The statute clearly and succinctly states that subsequent acquiescence or ratification is not enough.   It follows a fortiorari that imputation solely because of an agency relationship cannot bring an employer within the reach of section 4558.   Only an employer who directly authorized by an affirmative instruction the removal or failure to install a guard may be sued at law under section 4558.

Real party did not allege that petitioners removed or authorized removal of the point of operation guard.   None of his filings in the court below or in this court suggest that anyone besides Gardco, Alatorre, and Guzman, removed or authorized removal of the guard.   The court therefore erred in overruling the demurrer, which should have been sustained without leave to amend.

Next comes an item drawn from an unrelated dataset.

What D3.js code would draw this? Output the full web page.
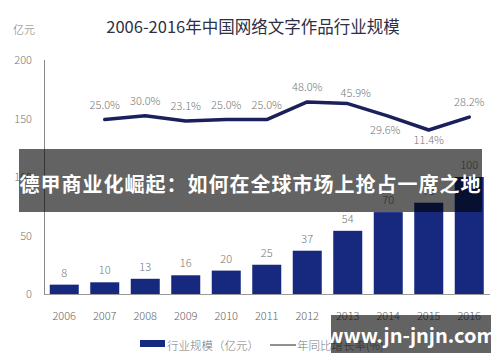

We issue a peremptory writ of mandate in the first instance.  (Code Civ.Proc., § 1088;  Palma v. U.S. Industrial Fasteners, Inc. (1984) 36 Cal.3d 171, 177–180, 203 Cal.Rptr. 626, 681 P.2d 893.)

Let a peremptory writ of mandate issue directing the Alameda County Superior Court to vacate its order overruling petitioners' demurrer and to enter a new order sustaining their demurrer without leave to amend.


1.   Unless otherwise stated, all further statutory references are to the Labor Code.

MERRILL, Associate Justice.

WHITE, P.J., and STRANKMAN, J., concur.